Stated exercise ▸
Retype, please, the listing from its opening line through the line that contains "gray_y600 = [247, 325, 429, 527, 633, 708, 768]", both included, without the pictures.

Dataset content ▸
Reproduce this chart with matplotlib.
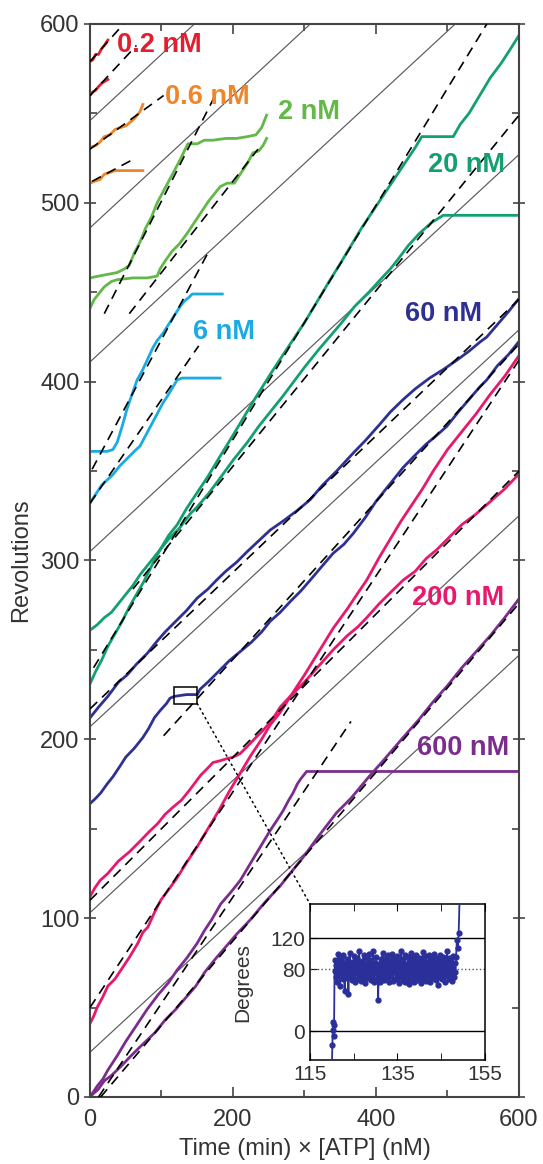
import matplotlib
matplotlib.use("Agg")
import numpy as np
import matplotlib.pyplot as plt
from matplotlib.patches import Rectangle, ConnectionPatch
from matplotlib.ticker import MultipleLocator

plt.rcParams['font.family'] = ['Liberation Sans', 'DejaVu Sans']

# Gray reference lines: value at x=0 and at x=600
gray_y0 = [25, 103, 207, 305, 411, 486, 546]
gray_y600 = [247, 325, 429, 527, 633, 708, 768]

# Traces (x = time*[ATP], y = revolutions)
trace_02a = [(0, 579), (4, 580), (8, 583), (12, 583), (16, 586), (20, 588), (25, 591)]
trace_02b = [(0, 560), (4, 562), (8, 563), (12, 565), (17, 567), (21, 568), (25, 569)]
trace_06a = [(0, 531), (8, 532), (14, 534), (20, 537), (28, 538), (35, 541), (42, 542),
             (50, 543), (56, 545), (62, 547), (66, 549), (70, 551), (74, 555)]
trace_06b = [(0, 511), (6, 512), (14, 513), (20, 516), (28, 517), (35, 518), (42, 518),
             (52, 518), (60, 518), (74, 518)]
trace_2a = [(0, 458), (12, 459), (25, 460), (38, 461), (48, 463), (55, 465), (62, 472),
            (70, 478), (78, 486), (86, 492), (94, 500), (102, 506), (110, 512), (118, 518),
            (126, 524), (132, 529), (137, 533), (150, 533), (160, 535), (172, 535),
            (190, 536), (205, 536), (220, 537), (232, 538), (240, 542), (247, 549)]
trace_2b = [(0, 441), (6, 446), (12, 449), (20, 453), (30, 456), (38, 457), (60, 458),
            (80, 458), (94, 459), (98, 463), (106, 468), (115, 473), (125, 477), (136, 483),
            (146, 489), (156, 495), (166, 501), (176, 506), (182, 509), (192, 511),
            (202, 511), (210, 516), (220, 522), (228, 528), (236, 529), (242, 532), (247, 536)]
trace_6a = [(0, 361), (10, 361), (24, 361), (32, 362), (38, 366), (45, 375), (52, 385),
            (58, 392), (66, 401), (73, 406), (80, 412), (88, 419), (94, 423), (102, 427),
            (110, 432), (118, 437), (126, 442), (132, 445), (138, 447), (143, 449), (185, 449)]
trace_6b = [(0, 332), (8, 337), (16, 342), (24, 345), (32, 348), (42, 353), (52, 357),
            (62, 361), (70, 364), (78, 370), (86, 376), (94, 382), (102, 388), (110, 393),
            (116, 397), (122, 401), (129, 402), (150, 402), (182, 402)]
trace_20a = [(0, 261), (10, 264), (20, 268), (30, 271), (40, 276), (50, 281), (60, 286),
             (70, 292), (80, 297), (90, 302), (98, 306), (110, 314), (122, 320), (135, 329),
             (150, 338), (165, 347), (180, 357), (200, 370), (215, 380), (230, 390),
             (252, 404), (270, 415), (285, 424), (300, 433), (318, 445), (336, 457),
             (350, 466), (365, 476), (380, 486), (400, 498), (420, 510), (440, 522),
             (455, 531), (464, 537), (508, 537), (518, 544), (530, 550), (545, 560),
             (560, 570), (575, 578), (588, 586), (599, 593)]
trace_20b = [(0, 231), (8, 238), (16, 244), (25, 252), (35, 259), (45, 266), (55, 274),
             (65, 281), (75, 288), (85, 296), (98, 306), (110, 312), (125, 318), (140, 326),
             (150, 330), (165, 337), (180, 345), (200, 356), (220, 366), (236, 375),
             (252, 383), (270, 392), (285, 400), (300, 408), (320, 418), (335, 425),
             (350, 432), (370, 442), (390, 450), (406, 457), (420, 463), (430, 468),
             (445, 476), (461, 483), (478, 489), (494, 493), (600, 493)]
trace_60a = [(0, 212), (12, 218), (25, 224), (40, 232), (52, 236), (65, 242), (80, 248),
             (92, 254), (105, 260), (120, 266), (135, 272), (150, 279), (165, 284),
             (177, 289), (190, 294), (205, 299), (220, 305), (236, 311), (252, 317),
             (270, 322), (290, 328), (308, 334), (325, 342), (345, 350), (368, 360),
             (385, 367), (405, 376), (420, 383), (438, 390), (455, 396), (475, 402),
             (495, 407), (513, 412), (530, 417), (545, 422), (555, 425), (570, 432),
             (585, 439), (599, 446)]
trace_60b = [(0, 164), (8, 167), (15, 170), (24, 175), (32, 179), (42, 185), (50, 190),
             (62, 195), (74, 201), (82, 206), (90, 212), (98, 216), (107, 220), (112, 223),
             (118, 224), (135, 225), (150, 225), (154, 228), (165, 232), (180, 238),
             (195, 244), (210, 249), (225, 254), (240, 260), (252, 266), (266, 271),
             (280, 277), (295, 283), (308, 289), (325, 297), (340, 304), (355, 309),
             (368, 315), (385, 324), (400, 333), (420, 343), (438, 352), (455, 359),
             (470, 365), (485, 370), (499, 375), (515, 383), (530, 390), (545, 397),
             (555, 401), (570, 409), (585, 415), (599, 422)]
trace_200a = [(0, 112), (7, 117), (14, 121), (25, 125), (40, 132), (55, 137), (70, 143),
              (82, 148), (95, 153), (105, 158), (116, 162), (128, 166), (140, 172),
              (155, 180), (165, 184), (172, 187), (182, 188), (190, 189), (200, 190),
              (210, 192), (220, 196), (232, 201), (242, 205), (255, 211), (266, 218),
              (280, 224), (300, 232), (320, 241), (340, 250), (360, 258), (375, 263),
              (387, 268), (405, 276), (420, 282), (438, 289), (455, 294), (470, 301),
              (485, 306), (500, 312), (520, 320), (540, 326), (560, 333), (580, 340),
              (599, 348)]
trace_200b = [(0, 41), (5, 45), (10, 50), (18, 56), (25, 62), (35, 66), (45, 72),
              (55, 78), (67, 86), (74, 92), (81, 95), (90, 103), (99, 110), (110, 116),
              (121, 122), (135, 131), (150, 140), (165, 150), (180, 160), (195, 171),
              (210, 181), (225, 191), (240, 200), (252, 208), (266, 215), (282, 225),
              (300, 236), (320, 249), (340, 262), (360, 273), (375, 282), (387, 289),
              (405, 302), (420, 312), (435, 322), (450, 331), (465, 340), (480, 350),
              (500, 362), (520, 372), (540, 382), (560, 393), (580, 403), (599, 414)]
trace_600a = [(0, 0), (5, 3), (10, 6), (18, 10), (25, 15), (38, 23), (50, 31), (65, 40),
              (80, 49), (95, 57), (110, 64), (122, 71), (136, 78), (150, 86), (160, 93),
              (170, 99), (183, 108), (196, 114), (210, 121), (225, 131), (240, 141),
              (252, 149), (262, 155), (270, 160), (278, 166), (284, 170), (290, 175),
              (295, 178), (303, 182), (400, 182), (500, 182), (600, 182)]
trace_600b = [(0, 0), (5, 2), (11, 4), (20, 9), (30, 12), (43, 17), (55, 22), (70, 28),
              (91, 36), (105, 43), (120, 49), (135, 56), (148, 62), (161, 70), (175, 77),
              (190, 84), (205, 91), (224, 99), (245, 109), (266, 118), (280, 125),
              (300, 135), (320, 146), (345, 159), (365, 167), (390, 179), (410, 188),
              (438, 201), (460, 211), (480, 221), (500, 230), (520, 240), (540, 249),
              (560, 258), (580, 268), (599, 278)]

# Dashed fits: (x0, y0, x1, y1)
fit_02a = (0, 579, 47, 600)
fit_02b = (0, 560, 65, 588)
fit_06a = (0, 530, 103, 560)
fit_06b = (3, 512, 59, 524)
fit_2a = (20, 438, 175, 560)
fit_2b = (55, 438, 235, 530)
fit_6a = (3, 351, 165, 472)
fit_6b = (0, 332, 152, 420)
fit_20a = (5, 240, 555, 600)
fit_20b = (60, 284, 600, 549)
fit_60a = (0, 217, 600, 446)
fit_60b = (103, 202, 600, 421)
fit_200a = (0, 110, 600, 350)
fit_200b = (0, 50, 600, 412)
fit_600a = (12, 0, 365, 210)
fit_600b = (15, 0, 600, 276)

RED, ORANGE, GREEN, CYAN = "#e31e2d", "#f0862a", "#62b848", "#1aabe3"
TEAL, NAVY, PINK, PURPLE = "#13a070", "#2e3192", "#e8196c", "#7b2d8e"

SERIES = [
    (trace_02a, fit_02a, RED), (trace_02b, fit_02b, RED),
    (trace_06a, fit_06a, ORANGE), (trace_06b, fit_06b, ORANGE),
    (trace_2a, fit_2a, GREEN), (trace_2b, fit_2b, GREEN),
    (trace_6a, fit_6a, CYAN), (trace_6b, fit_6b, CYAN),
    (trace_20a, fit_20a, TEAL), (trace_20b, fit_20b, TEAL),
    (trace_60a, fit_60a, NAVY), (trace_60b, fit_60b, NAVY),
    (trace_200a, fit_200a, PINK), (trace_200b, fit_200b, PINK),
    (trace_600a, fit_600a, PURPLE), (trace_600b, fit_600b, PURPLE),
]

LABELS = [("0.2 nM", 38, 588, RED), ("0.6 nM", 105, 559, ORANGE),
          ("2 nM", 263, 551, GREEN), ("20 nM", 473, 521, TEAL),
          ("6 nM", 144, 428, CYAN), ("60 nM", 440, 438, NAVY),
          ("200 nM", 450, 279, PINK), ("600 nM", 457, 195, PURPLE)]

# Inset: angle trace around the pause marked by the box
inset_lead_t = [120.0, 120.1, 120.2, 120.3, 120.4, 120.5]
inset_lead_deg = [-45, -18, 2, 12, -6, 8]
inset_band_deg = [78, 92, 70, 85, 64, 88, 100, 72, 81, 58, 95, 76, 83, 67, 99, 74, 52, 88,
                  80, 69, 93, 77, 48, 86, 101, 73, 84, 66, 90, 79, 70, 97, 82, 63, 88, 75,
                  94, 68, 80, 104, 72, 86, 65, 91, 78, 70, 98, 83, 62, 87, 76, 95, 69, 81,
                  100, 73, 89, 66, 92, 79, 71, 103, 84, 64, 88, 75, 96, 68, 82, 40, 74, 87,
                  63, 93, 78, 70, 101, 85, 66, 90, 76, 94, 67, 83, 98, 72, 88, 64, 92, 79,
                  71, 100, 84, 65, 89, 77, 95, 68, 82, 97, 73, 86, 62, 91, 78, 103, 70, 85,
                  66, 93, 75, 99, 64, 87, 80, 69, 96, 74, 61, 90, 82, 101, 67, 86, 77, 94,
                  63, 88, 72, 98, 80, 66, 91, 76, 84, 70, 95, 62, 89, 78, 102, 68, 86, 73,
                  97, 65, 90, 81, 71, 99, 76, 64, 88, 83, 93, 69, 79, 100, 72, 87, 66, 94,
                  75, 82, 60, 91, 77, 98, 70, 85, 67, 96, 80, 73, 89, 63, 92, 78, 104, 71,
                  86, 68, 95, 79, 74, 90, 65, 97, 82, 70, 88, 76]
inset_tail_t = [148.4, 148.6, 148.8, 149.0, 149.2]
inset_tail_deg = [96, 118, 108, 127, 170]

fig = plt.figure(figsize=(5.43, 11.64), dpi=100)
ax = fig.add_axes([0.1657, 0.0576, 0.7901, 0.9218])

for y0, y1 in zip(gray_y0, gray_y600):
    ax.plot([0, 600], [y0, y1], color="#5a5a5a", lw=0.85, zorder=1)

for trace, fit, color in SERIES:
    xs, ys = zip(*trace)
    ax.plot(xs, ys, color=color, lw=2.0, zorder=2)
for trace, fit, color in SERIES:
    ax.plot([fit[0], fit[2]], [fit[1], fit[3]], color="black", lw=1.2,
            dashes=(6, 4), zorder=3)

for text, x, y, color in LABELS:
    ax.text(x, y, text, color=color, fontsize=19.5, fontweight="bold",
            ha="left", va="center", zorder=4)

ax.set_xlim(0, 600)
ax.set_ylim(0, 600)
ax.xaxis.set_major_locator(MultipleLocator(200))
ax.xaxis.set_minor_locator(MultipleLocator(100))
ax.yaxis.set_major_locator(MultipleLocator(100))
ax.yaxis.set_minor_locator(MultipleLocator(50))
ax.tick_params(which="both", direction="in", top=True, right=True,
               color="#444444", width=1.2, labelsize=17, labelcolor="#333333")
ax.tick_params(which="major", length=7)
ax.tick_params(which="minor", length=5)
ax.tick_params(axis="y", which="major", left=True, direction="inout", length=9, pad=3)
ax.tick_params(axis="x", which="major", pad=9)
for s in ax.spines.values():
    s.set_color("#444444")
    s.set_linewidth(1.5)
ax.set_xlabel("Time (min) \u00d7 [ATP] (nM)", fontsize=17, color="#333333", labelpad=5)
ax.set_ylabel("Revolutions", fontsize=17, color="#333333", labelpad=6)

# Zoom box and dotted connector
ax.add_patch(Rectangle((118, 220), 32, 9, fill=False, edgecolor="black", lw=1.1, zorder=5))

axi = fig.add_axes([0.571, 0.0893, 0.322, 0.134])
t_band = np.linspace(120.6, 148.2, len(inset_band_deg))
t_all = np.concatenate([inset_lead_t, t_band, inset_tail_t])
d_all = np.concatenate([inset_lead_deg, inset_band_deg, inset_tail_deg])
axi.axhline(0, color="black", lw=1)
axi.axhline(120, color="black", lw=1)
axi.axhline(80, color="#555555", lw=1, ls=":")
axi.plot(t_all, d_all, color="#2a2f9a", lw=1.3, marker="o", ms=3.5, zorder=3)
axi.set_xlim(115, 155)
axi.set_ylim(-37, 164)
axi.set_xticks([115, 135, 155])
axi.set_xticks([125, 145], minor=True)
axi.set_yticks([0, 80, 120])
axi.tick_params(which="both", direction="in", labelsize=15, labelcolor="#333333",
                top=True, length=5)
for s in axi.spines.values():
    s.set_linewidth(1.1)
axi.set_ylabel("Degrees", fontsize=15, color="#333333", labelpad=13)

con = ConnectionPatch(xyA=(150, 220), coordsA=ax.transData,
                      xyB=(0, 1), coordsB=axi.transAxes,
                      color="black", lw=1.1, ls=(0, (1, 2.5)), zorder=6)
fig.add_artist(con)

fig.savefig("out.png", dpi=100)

Exercise result ▸
Reproduce this chart with matplotlib.
import matplotlib
matplotlib.use("Agg")
import numpy as np
import matplotlib.pyplot as plt
from matplotlib.patches import Rectangle, ConnectionPatch
from matplotlib.ticker import MultipleLocator

plt.rcParams['font.family'] = ['Liberation Sans', 'DejaVu Sans']

# Gray reference lines: value at x=0 and at x=600
gray_y0 = [25, 103, 207, 305, 411, 486, 546]
gray_y600 = [247, 325, 429, 527, 633, 708, 768]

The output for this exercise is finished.